The U.S. Court of Appeals for the District of Columbia Circuit on Tuesday heard oral arguments in the State of West Virginia v. EPA, the case challenging the legal basis of the Obama Administration’s Clean Power Plan.
David Doniger, director, climate and clean air program for the Natural Resources Defense Council (NRDC), a party to the case, said during a press conference call Tuesday night that the court was “very skeptical” of the arguments presented by the coalition challenging the plan.
The Clean Power Plan would put in place regulations designed to reduce carbon emissions from power plants in the U.S. by more than 30 percent by 2030.
Ten judges heard the case, which was set up earlier this year for expedited processing. West Virginia Attorney General Patrick Morrisey filed the lawsuit challenging the plan as soon as it was published officially in the Federal Register last October, and 26 states joined the suit with West Virginia. Eighteen states, along with environmental groups and power companies, became parties to the case to argue on behalf of the Environmental Protection Agency (EPA).
In a statement to the press Tuesday night, Morrisey said that the arguments of the petitioners covered a “wide variety of legal defects” in the Clean Power Plan, which the EPA established under Section 111(d) of the Clean Air Act.
“If the court agrees with any one of [those defects], we will prevail,” Morrisey said.
Doniger said that the court “understood that the big fiction in the [challengers’] case is that the power industry was just stable and happy delivering coal-fired power and nothing was changing until the…EPA came along with the Clean Power Plan.”
He added that the court understood that the power industry, in fact, is changing quickly and the Clean Power Plan builds on what the industry is doing already.
“The reality is that, even though the [U.S. Supreme Court (SCOTUS)] has ruled that carbon dioxide is an air pollutant, and even though SCOTUS has ruled that [111(d) of the Clean Air Act] applies to power plants, the other side is still looking for some way to avoid facing the music,” Doniger said.
Attorney Sean Donahue, who argued for 15 environmental and public health groups in favor of the Clean Power Plan, said during the press conference that the court was “incredibly well-prepared.”
“From the very first question from the court, which was about pointing out that the rule does not have the kinds of extreme consequences as the petitioners’ case is based upon, the court had obviously dug deep beneath the rhetoric of the litigators and into the details of the rule and the supporting facts,” Donahue said.
Howard Fox, counsel for Earthjustice’s Washington D.C. office, noted during the press conference that one of the surprises of the day was that there was no attempt to “relitigate whether climate change is real or an urgent problem.”
He said that the court not only recognized that SCOTUS held years ago in Massachusetts v.

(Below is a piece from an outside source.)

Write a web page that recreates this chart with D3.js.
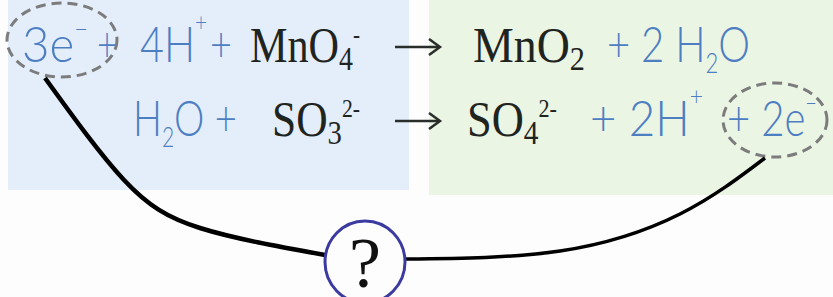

EPA that carbon is a pollutant under the Clean Air Act, but also SCOTUS was told in American Electric Power Company v. Connecticut that Section 111(d) is an available provision to be used to address climate change emissions from power plants.
“There was no questioning EPA’s approach in this rule as a sensible way to go at this problem — as cost-effective and giving substantial emissions reductions,” Fox said.
What’s Next
Now that oral arguments are complete, the court will take the information that was presented in the case and make its decision. There is no clear time frame set for when that decision might come, but Doniger said it could be released within three to five months.
Should the court side with the EPA, there is every reason to believe the petitioners will file an appeal with SCOTUS.
The petitioners filed an appeal with SCOTUS earlier this year when the DC Court of Appeals decided not to stay the Clean Power Plan while it hears the West Virginia v. EPA case. SCOTUS, in a 5-4 decision, chose to stay the Clean Power Plan. Just days after that decision was made, Republican-appointed Supreme Court Justice Antonin Scalia, who was part of the majority decision to stay the plan, died in Texas. His replacement has not been named, as Republicans have refused to consider President Obama’s nominee, claiming the decision should be left to the person elected to the presidency in November.
The results of the presidential election, therefore, likely will have a significant effect on how the challenge of the Clean Power Plan plays out in the courts, as a Clinton nominee could sway SCOTUS in favor of the EPA, and a Trump nominee against it.